Stories from the Old 8th Ward

The Frisby Battis corner at Short and South Streets
This section of African-American owned businesses was renowned as the heart of Republican politics in the Ward
Now the corner of Commonwealth Avenue and South Drive

The Old Eighth Ward was a very politically active community. Many citizens were actively involved in a variety of civic organizations to bring about political change in the community. Voting was prominent topic of discussion, especially among black men in the community. Prior to 1838, men of color enjoyed voting privileges in Harrisburg and throughout the state of Pennsylvania, but in 1838, the Pennsylvanian Constitutional Convention disallowed the African American men in Harrisburg the ability to vote. The vote was reinstated for African American men across the country with the passing of the fifteenth amendment in February of 1870. Although by law African American men were able to vote, the amendment did not quell the vehement protests of those who opposed this decision. Despite the opposition, some individuals of the Old Eighth Ward refused to yield their vote. During a voting day in Harrisburg, Major John W. Simpson stood on a store box at a polling place near Umberger’s Cross Keys hotel, and made sure that all people who intended to vote that day were able to place their vote, despite much opposition.

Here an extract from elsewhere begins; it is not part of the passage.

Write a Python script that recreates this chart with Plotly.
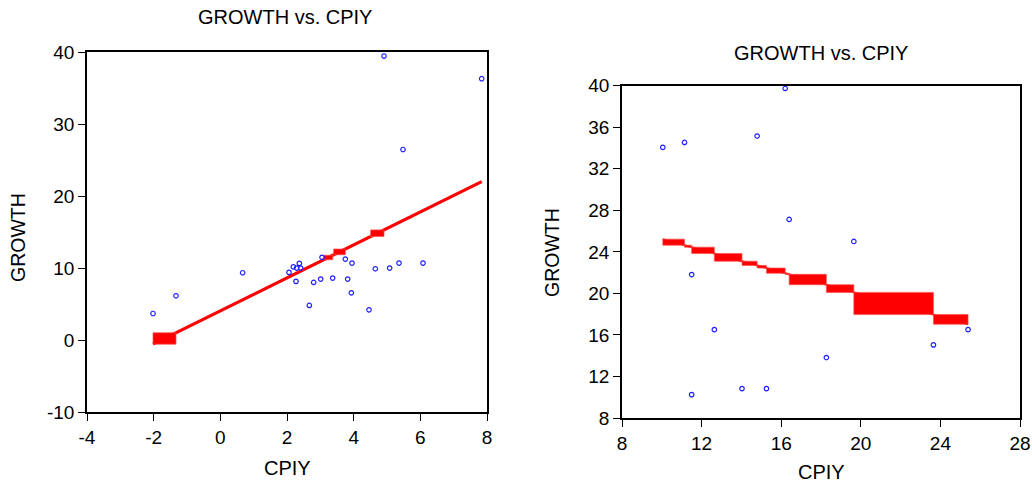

The Old Eighth Ward was also home to a variety of civic organizations. One particular political hub of the Old Eighth is located at the corner of Short and State streets, and is owned by Frisby C. Battis. Not only was this building (pictured above) a polling site, but it also provided a place for many civic organizations to meet. Some of these organizations include State Democratic Colored League, members of the Republican party, J. D. Cameron club, D. H. Hastings club, and many more. Battis himself was a very involved with the Republican party in the city of Harrisburg. Battis not only hosted many of these civic organizations at his residence, but he was also the president of the Cameron Campaign Club. Battis was served multiple terms as an elected official, including a delegate at the Republican convention in Lancaster, and as a doorkeeper at the Republican convention. 

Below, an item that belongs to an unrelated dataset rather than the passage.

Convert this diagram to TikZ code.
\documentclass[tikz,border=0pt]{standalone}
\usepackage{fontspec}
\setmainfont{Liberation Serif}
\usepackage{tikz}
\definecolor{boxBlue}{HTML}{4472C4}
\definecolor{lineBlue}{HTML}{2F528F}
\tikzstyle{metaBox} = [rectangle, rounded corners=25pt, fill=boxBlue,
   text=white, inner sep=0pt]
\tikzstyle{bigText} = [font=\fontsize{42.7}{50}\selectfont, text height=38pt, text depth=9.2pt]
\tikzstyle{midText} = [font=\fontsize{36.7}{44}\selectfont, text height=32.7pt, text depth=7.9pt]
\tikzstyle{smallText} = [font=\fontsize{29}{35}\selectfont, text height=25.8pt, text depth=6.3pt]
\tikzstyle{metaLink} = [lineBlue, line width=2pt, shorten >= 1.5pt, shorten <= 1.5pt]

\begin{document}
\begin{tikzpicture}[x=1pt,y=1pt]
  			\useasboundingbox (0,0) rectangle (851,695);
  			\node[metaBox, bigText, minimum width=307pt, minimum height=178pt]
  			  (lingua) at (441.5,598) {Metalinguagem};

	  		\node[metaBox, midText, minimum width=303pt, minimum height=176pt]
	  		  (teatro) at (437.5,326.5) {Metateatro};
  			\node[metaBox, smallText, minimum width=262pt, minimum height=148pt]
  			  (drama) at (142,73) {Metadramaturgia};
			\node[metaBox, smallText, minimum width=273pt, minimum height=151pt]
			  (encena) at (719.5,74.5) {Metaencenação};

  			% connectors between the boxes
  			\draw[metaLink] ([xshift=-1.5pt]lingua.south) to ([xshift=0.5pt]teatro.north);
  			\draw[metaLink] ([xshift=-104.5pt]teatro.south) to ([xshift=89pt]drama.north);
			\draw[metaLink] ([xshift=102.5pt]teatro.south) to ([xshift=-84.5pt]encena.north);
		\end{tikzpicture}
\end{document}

Women were also heavily involved in political associations in the Old Eigth Ward. Anne E. Amos is a highly active member of the political community of Harrisburg. She founded the Daughters of Temperance movement, which was one of the organizations through which women were politically involved in Harrisburg . In addition to the Daughters of Temperance, another civic organization, the Women’s Christian Temperance Union, was also heavily involved in the temperance movement in Harrisburg in the early 1900s. Women were also very involved in sparking change outside of work in these civic organizations. During the Great War, over one-hundred women in Harrisburg volunteered and packaged bandages to send to Europe through the Red Cross.  The Phillis Wheatley Women’s Christian Temperance Union also met frequently in the Old Eighth Ward, hosting events for the community. These women’s civic organizations and many more were major contributors to the political landscape of the Old Eighth Ward.

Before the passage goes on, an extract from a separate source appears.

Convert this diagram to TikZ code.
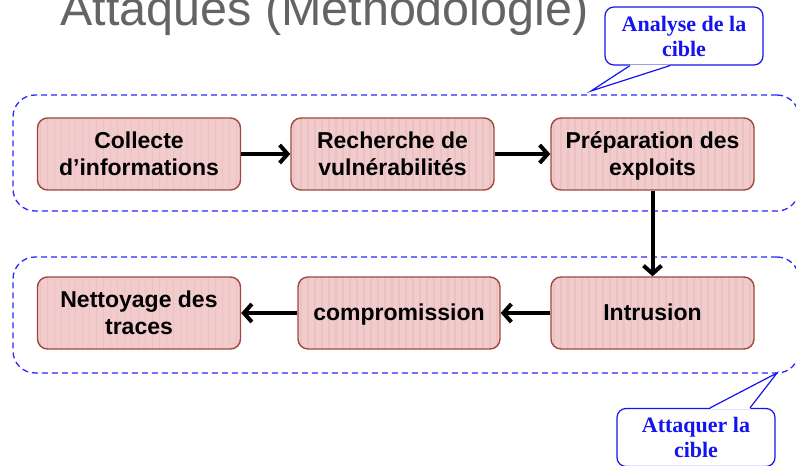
\documentclass[tikz,border=0pt]{standalone}
\usepackage{fontspec}
\setmainfont{Liberation Sans}
\newfontfamily\calloutfont{Liberation Serif}
\usetikzlibrary{arrows.meta}
\definecolor{stepfill}{RGB}{242,204,204}
\definecolor{stepstripe}{RGB}{235,194,194}
\definecolor{stepborder}{RGB}{160,72,62}
\definecolor{zoneblue}{RGB}{40,40,255}
\definecolor{calloutblue}{RGB}{20,20,240}
\definecolor{titlegray}{RGB}{100,100,100}

% invisible rules giving every step label the same height and depth
\newcommand\stepTop{\rule{0pt}{20.5pt}}
\newcommand\stepBot{\rule[-5pt]{0pt}{5pt}}

\tikzset{
  stepbox/.style={draw=stepborder, line width=1.4pt, fill=stepfill,
    rounded corners=10pt, minimum width=203pt, minimum height=72pt,
    inner sep=0pt, align=center,
    font=\fontsize{23}{26.5}\selectfont\bfseries,
    path picture={
      \foreach \k in {3,10,...,210}
        \draw[stepstripe, line width=1.2pt]
          ([xshift=\k pt]path picture bounding box.south west) --
          ([xshift=\k pt]path picture bounding box.north west);
    }},
  zone/.style={draw=zoneblue, line width=1.3pt, dash pattern=on 6pt off 4pt,
    rounded corners=22pt, minimum width=786pt, minimum height=116pt, inner sep=0pt},
  callout/.style={draw=calloutblue, line width=1.2pt, fill=white,
    rounded corners=9pt, minimum width=158pt, minimum height=58pt,
    inner sep=0pt, align=center, text=calloutblue,
    font=\calloutfont\bfseries\fontsize{22}{25}\selectfont},
  pointer/.style={draw=calloutblue, line width=1.2pt, line join=miter},
  flow/.style={line width=4pt, -{Straight Barb[length=8pt,width=18pt]}},
}

\begin{document}
\begin{tikzpicture}[x=1pt,y=-1pt]
  \useasboundingbox (0,0) rectangle (796,466);
  \clip (0,0) rectangle (796,466);

  % heading of the slide
  \node[anchor=base west, inner sep=0pt, text=titlegray,
        font=\fontsize{48.5}{48.5}\selectfont] (title) at (60,25) {Attaques (Méthodologie)};

  % the two phases
  \node[zone] (zoneA) at (406,153) {};
  \node[zone] (zoneB) at (406,315) {};

  % steps of the attack
  \node[stepbox] (collecte) at (139,154)   {\stepTop Collecte\\d’informations\stepBot};
  \node[stepbox] (recherche) at (392.5,154) {\stepTop Recherche de\\vulnérabilités\stepBot};
  \node[stepbox] (prep) at (652.5,154)     {\stepTop Préparation des\\exploits\stepBot};
  \node[stepbox] (intrusion) at (652.5,313) {\stepTop Intrusion\stepBot};
  \node[stepbox, minimum width=202pt] (compro) at (399,313) {\stepTop compromission\stepBot};
  \node[stepbox] (nettoyage) at (139,313)  {\stepTop Nettoyage des\\traces\stepBot};

  \draw[flow] (collecte) -- (recherche);
  \draw[flow] (recherche) -- (prep);
  \draw[flow] (prep) -- (intrusion);
  \draw[flow] (intrusion) -- (compro);
  \draw[flow] (compro) -- (nettoyage);

  % callouts naming the phases
  \node[callout] (labelA) at (684,36) {Analyse de la\\cible};
  \coordinate (tipA) at (591,91);
  \fill[white] ([xshift=-54pt,yshift=1pt]labelA.south) -- (tipA) -- ([xshift=-14pt,yshift=1pt]labelA.south) -- cycle;
  \draw[pointer] ([xshift=-54pt]labelA.south) -- (tipA) -- ([xshift=-14pt]labelA.south);

  \node[callout] (labelB) at (696,437.5) {Attaquer la\\cible};
  \coordinate (tipB) at (777,373);
  \fill[white] ([xshift=14pt,yshift=-1pt]labelB.north) -- (tipB) -- ([xshift=54pt,yshift=-1pt]labelB.north) -- cycle;
  \draw[pointer] ([xshift=14pt]labelB.north) -- (tipB) -- ([xshift=54pt]labelB.north);
\end{tikzpicture}
\end{document}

The hatchet was a common symbol of the Temperance Movement. Anne Amos was the founder of the Independent Order of Daughters of Temperance in Pennsylvania.

Although records of Anne Amos are scarce, her obituary, written by the groundbreaking Harrisburger J. P. Scott, demonstrates the power of African-American women to effect political change in the Old Eighth Ward. Born at sea to a French mother and a Martiniquan father who passed away three months before her birth, Anne arrived in Pennsylvania when she was six years old. Prior to the Civil War, she and her husband became ardent abolitionists, using their home as a station on the Underground Railroad. Simultaneously, she opened a kindergarten to help provide educational opportunities for African-American children in Harrisburg and continued her educational service in North Carolina during Reconstruction, teaching the newly emancipated.

Upon returning to Harrisburg, Amos founded the Independent Order of Daughters of Temperance. Not only did this organization work to combat alcoholism and vice, but their work was fully intertwined with the women’s suffrage movement. In fact, Amos was so successful in her temperance and suffrage organizing that she was highly sought by white temperance and suffrage advocates as a consultant and advisor. Moreover, her work was also closely tied to her church as well, demonstrating the ways in which politics, reform, and religious life were often closely related.